══ RECORDS FOR PROCESSING

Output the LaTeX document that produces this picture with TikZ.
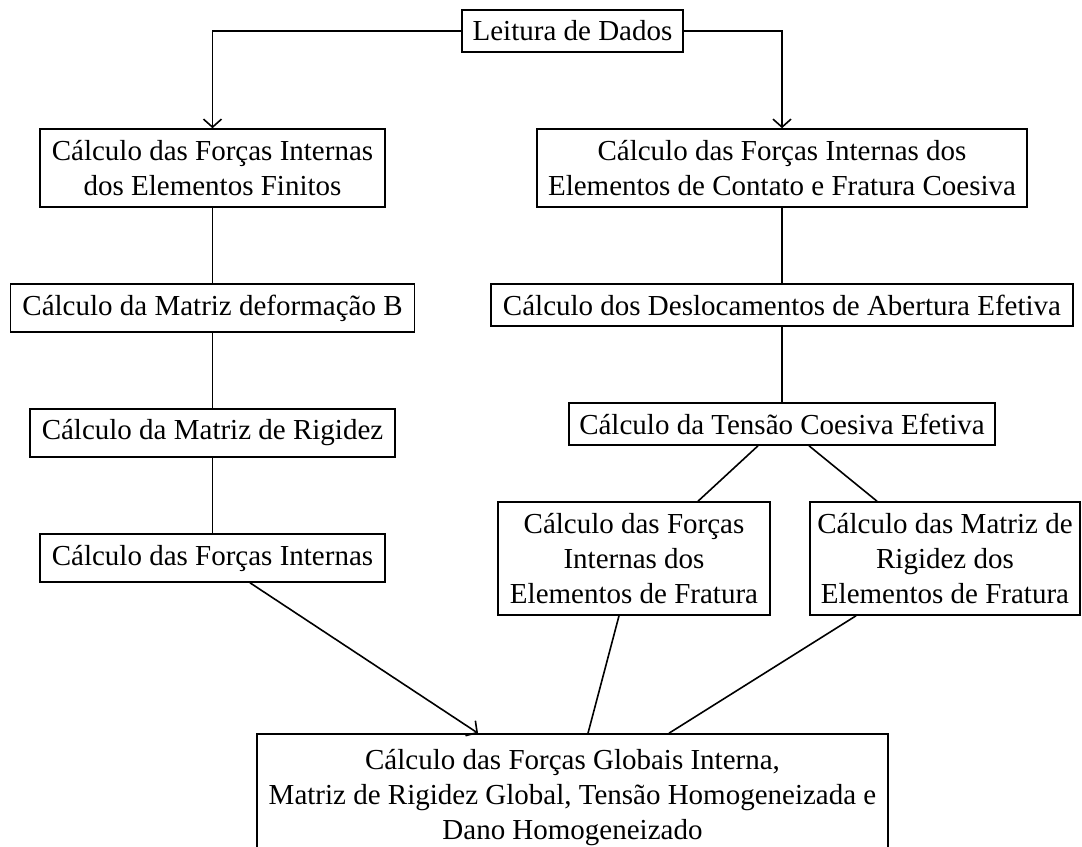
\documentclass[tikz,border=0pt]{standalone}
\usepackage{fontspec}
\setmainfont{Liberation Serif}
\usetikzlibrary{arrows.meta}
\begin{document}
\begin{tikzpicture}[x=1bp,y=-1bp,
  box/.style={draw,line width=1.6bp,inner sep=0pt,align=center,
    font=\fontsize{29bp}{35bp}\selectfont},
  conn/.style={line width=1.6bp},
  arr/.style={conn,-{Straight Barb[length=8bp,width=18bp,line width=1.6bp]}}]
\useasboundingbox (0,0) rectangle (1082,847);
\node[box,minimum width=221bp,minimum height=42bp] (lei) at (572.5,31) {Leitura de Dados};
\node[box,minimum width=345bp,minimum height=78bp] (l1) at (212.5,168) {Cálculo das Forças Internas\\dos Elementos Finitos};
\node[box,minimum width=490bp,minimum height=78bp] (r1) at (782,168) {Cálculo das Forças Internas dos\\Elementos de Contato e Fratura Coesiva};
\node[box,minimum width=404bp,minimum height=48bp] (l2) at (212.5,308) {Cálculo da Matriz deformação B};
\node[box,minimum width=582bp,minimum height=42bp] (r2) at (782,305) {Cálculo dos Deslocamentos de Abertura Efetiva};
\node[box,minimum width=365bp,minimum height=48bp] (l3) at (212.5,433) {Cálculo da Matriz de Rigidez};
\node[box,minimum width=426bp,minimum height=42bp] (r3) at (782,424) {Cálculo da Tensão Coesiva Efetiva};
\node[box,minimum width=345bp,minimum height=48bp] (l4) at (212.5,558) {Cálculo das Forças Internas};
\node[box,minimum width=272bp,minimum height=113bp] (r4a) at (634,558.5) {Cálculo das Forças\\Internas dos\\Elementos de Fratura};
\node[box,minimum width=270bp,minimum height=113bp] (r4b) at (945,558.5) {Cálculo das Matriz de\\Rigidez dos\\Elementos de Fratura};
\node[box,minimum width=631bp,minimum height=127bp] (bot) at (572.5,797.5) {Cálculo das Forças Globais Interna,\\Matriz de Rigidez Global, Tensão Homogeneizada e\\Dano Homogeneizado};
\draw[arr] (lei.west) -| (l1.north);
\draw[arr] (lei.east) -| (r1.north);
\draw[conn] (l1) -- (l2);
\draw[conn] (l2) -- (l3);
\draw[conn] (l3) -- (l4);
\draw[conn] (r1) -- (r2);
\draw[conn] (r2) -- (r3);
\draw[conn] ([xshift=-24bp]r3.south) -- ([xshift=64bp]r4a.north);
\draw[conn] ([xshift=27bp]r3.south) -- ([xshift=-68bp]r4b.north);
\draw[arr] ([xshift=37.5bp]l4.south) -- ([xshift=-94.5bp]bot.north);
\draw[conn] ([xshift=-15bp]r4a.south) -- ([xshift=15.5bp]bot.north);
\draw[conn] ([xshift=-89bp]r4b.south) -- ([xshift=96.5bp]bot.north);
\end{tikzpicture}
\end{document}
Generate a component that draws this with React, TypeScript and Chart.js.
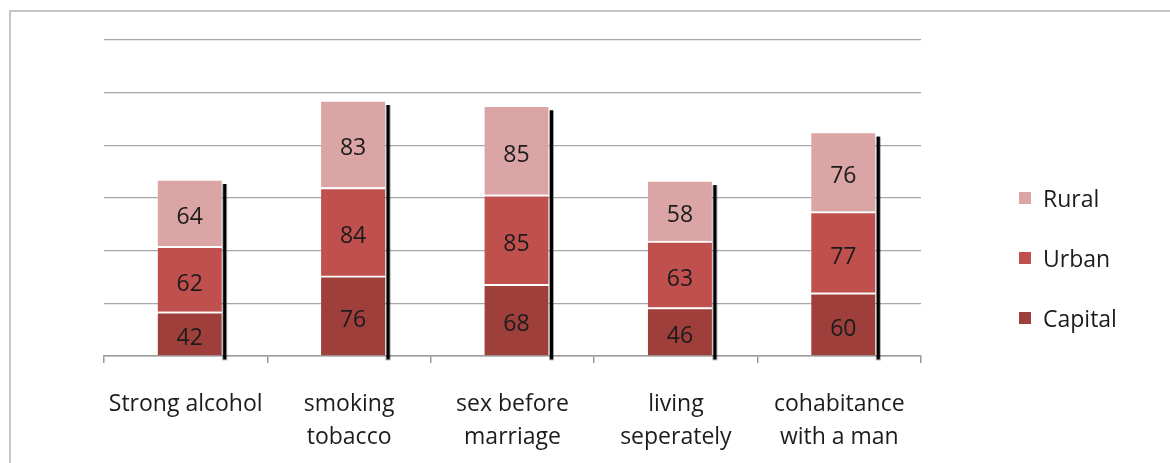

════

## INSTRUCTION:
Output all of the records exactly as they appear above, but not the pictures.

## ANSWER TO THE PROBLEM:
Output the LaTeX document that produces this picture with TikZ.
\documentclass[tikz,border=0pt]{standalone}
\usepackage{fontspec}
\setmainfont{Liberation Serif}
\usetikzlibrary{arrows.meta}
\begin{document}
\begin{tikzpicture}[x=1bp,y=-1bp,
  box/.style={draw,line width=1.6bp,inner sep=0pt,align=center,
    font=\fontsize{29bp}{35bp}\selectfont},
  conn/.style={line width=1.6bp},
  arr/.style={conn,-{Straight Barb[length=8bp,width=18bp,line width=1.6bp]}}]
\useasboundingbox (0,0) rectangle (1082,847);
\node[box,minimum width=221bp,minimum height=42bp] (lei) at (572.5,31) {Leitura de Dados};
\node[box,minimum width=345bp,minimum height=78bp] (l1) at (212.5,168) {Cálculo das Forças Internas\\dos Elementos Finitos};
\node[box,minimum width=490bp,minimum height=78bp] (r1) at (782,168) {Cálculo das Forças Internas dos\\Elementos de Contato e Fratura Coesiva};
\node[box,minimum width=404bp,minimum height=48bp] (l2) at (212.5,308) {Cálculo da Matriz deformação B};
\node[box,minimum width=582bp,minimum height=42bp] (r2) at (782,305) {Cálculo dos Deslocamentos de Abertura Efetiva};
\node[box,minimum width=365bp,minimum height=48bp] (l3) at (212.5,433) {Cálculo da Matriz de Rigidez};
\node[box,minimum width=426bp,minimum height=42bp] (r3) at (782,424) {Cálculo da Tensão Coesiva Efetiva};
\node[box,minimum width=345bp,minimum height=48bp] (l4) at (212.5,558) {Cálculo das Forças Internas};
\node[box,minimum width=272bp,minimum height=113bp] (r4a) at (634,558.5) {Cálculo das Forças\\Internas dos\\Elementos de Fratura};
\node[box,minimum width=270bp,minimum height=113bp] (r4b) at (945,558.5) {Cálculo das Matriz de\\Rigidez dos\\Elementos de Fratura};
\node[box,minimum width=631bp,minimum height=127bp] (bot) at (572.5,797.5) {Cálculo das Forças Globais Interna,\\Matriz de Rigidez Global, Tensão Homogeneizada e\\Dano Homogeneizado};
\draw[arr] (lei.west) -| (l1.north);
\draw[arr] (lei.east) -| (r1.north);
\draw[conn] (l1) -- (l2);
\draw[conn] (l2) -- (l3);
\draw[conn] (l3) -- (l4);
\draw[conn] (r1) -- (r2);
\draw[conn] (r2) -- (r3);
\draw[conn] ([xshift=-24bp]r3.south) -- ([xshift=64bp]r4a.north);
\draw[conn] ([xshift=27bp]r3.south) -- ([xshift=-68bp]r4b.north);
\draw[arr] ([xshift=37.5bp]l4.south) -- ([xshift=-94.5bp]bot.north);
\draw[conn] ([xshift=-15bp]r4a.south) -- ([xshift=15.5bp]bot.north);
\draw[conn] ([xshift=-89bp]r4b.south) -- ([xshift=96.5bp]bot.north);
\end{tikzpicture}
\end{document}
Generate a component that draws this with React, TypeScript and Chart.js.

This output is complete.